» Data provided
####

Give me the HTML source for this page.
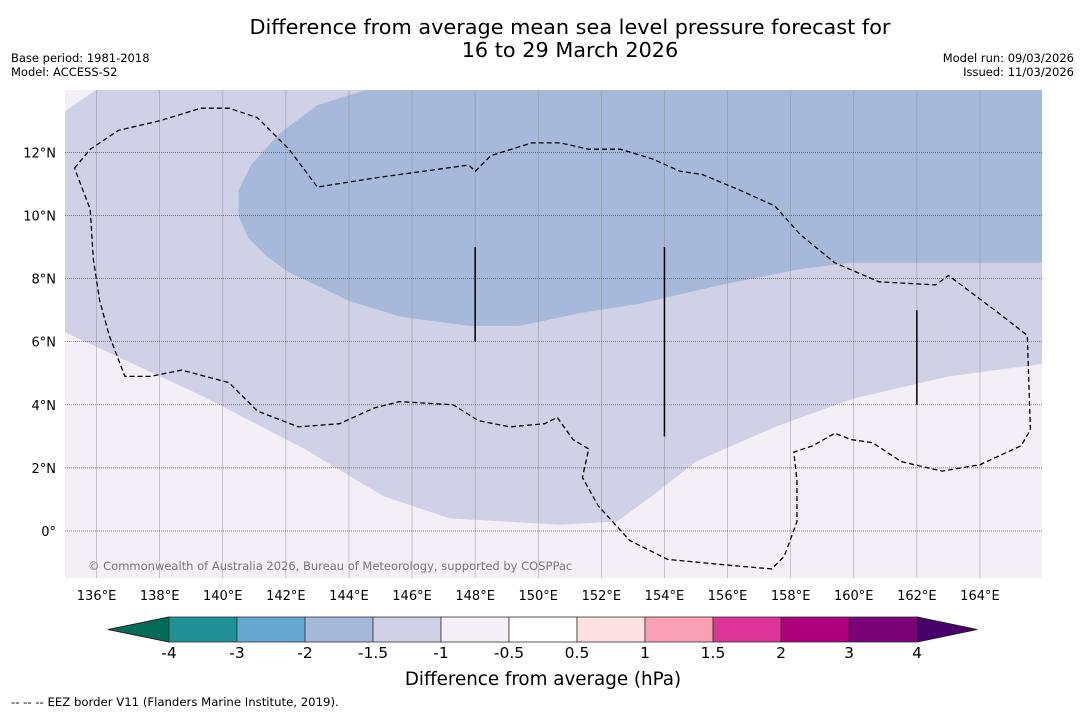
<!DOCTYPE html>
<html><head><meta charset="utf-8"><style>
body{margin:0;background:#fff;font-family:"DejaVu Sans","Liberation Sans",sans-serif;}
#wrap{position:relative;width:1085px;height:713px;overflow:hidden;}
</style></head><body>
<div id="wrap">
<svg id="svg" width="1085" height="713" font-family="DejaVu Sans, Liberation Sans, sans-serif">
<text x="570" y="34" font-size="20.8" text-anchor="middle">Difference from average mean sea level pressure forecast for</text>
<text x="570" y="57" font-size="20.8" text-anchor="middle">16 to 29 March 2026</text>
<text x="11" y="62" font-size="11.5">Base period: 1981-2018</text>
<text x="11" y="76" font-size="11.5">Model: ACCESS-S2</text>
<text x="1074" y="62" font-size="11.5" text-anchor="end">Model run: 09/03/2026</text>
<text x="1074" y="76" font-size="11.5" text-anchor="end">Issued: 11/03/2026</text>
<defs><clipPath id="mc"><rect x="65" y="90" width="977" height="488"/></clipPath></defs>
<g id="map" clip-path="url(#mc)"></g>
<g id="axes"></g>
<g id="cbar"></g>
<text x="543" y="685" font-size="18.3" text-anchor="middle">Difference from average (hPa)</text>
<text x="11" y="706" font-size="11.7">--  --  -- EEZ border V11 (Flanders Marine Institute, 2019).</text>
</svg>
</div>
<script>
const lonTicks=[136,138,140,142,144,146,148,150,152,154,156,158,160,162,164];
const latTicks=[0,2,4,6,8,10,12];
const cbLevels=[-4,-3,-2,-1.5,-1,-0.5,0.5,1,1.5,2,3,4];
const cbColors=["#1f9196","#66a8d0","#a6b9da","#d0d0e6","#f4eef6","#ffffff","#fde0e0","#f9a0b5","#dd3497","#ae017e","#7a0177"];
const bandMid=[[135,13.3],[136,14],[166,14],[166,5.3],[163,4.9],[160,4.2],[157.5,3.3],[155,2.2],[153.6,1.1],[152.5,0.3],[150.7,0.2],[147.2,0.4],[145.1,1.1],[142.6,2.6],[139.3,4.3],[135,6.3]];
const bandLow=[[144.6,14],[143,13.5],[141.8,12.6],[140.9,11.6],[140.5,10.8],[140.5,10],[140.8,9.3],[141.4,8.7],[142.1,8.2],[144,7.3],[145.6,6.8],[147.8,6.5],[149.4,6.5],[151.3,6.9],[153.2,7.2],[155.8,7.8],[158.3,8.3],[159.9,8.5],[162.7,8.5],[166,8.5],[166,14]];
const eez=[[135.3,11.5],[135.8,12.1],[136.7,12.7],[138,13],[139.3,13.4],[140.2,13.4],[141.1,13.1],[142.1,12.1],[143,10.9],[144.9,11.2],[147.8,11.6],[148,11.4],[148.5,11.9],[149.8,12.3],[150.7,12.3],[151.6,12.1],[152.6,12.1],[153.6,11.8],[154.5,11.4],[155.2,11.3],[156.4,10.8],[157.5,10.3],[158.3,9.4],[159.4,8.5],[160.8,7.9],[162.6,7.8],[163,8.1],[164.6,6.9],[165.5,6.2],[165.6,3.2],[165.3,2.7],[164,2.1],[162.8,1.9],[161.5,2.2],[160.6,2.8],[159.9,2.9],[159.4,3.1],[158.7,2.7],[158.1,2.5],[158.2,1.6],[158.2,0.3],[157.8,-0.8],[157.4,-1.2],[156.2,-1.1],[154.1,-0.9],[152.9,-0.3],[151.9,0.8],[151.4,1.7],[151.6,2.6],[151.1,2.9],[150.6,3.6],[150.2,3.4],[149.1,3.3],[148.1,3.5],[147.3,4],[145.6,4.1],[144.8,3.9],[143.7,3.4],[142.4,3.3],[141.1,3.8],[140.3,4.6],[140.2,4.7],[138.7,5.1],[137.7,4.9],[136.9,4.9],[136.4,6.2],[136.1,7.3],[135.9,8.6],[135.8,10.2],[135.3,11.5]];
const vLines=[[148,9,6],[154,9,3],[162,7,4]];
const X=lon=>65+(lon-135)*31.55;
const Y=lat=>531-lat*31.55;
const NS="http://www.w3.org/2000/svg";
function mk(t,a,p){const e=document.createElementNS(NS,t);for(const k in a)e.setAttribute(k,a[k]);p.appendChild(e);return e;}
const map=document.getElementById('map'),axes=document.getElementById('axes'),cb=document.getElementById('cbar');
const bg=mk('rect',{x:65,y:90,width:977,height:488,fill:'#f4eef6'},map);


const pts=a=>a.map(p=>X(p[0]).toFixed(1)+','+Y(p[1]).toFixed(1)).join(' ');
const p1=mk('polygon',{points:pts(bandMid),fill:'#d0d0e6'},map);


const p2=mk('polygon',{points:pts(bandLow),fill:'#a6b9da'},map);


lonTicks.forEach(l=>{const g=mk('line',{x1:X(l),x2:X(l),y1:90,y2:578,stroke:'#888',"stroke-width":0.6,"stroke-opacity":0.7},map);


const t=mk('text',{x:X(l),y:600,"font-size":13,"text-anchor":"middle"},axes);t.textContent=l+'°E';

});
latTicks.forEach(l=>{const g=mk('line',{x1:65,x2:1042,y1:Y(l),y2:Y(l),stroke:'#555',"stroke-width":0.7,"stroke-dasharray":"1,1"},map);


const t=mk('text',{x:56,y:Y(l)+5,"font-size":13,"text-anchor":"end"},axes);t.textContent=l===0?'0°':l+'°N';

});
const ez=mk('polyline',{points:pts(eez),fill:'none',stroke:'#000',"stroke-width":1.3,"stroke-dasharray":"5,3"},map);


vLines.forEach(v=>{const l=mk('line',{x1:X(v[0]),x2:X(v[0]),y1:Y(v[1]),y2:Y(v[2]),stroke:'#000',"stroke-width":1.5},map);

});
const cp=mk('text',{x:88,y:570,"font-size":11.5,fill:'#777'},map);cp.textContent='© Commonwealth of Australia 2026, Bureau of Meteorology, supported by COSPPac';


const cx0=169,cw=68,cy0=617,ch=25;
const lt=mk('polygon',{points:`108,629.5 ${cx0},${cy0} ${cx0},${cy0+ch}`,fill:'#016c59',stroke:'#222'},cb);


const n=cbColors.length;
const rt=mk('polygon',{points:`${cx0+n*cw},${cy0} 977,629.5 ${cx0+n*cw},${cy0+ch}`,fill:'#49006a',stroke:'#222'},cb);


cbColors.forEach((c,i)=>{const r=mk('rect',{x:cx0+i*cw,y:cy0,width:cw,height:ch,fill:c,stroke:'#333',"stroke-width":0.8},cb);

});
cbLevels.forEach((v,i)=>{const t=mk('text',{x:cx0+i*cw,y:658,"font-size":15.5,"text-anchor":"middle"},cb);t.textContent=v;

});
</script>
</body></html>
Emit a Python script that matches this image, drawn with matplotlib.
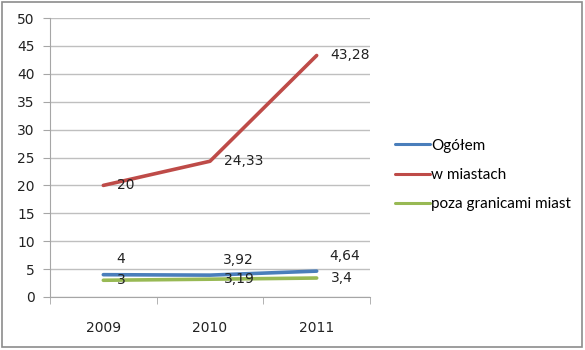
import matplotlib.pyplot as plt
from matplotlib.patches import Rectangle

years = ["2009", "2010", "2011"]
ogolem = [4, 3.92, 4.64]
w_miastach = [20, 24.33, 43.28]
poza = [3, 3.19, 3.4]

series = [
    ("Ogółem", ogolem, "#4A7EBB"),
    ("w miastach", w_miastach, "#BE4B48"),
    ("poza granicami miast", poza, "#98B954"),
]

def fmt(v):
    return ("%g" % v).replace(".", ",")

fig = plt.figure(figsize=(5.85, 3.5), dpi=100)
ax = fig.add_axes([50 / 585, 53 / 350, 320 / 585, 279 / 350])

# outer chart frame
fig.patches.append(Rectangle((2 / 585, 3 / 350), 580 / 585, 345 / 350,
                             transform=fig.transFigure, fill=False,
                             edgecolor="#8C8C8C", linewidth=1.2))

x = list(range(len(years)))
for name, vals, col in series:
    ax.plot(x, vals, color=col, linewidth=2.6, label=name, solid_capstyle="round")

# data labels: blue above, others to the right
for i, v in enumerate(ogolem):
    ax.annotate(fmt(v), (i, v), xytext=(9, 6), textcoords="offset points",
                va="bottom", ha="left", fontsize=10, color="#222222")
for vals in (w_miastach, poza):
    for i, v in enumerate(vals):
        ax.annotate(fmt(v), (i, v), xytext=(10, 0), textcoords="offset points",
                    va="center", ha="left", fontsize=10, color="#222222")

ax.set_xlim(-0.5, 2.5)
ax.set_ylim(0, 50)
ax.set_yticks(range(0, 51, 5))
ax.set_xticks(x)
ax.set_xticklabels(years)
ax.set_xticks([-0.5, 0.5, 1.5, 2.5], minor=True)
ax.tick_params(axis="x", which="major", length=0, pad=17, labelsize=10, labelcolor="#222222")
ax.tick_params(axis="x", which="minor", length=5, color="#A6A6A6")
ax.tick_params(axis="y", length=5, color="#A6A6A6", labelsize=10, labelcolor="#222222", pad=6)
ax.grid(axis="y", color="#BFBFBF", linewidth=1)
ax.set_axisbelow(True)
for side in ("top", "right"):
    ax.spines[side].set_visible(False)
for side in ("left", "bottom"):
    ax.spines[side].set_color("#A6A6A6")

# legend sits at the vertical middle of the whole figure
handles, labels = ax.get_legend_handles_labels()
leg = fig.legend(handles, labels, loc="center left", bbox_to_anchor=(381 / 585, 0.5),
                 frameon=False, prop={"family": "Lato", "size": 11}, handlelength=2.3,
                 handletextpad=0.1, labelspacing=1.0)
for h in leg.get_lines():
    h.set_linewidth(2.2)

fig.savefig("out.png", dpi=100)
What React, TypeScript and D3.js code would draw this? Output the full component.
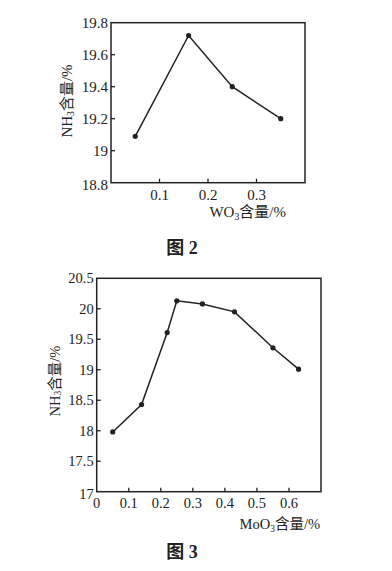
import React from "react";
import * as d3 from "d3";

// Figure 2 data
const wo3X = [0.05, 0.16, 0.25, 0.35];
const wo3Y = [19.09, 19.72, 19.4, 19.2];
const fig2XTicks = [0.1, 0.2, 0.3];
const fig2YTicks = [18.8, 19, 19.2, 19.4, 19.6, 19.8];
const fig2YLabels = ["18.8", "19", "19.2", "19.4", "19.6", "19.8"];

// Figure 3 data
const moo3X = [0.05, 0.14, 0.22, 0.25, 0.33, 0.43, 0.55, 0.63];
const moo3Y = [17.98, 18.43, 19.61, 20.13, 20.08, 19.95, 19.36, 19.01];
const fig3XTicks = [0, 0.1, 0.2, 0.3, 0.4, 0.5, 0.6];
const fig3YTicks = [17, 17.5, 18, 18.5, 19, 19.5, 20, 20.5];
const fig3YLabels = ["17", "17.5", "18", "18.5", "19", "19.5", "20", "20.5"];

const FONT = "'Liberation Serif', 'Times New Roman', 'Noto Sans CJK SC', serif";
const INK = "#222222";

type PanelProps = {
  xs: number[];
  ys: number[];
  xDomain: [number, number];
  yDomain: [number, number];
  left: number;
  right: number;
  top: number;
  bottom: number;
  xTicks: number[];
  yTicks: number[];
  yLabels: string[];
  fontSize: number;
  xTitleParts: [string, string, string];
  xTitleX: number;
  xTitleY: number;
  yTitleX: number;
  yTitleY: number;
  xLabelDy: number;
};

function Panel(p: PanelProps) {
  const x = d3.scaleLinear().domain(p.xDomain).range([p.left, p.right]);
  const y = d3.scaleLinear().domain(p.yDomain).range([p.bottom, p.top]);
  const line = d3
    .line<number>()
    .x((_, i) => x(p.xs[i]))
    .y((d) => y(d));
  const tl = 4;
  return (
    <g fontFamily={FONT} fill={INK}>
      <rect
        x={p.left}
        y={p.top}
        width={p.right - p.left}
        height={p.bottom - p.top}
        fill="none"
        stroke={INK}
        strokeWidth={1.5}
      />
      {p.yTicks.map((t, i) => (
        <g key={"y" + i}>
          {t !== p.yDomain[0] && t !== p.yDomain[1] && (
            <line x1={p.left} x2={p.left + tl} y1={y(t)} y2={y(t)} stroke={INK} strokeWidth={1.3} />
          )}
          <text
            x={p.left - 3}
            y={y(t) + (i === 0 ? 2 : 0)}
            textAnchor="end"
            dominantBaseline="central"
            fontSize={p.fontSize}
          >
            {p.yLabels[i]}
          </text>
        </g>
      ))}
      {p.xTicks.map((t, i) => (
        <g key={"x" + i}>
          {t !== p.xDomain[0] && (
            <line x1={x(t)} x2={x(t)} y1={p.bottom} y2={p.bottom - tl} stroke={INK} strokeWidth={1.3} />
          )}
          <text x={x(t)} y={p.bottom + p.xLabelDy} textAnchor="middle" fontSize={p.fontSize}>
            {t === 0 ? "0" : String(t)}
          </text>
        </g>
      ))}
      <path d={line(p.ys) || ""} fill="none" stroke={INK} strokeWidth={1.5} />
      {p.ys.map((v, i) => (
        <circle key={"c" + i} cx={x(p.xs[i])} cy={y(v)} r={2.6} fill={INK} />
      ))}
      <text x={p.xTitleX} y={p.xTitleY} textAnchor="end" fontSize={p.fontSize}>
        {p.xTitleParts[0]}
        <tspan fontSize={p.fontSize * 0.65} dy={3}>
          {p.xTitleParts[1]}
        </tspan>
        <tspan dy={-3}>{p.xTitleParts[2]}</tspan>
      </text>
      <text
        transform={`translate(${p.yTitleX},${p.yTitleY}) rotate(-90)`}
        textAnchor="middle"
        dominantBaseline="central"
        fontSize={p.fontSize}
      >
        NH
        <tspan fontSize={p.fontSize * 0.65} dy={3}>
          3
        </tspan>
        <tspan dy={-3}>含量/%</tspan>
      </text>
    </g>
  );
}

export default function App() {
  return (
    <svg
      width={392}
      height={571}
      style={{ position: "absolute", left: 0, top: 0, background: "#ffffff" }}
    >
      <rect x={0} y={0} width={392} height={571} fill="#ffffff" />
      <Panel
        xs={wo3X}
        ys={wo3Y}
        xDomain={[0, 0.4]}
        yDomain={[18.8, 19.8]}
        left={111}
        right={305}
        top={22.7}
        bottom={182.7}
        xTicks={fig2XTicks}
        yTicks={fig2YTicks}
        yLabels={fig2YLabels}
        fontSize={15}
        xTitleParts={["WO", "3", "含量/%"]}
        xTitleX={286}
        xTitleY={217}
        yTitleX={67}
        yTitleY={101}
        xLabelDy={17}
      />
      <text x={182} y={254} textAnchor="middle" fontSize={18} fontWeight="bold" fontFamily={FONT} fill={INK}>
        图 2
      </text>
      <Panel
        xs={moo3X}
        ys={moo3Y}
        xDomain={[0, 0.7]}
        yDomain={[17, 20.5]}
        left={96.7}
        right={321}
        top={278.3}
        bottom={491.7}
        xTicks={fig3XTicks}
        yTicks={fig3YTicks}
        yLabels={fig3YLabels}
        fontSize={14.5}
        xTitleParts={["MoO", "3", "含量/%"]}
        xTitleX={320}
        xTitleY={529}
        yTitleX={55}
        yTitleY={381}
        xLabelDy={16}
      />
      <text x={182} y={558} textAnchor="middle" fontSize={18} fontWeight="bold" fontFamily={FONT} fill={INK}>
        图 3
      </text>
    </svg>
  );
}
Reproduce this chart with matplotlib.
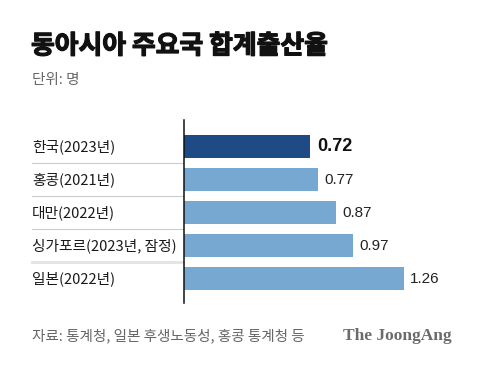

####

» Written problem
In the listing above, find the line containing "Emit a Python" and the line containing "ax = fig.add_axes([50", then output those two lines and everything between them exactly as written, without the images.

» Answer to the exercise
Emit a Python script that matches this image, drawn with matplotlib.
import matplotlib.pyplot as plt
from matplotlib.patches import Rectangle

years = ["2009", "2010", "2011"]
ogolem = [4, 3.92, 4.64]
w_miastach = [20, 24.33, 43.28]
poza = [3, 3.19, 3.4]

series = [
    ("Ogółem", ogolem, "#4A7EBB"),
    ("w miastach", w_miastach, "#BE4B48"),
    ("poza granicami miast", poza, "#98B954"),
]

def fmt(v):
    return ("%g" % v).replace(".", ",")

fig = plt.figure(figsize=(5.85, 3.5), dpi=100)
ax = fig.add_axes([50 / 585, 53 / 350, 320 / 585, 279 / 350])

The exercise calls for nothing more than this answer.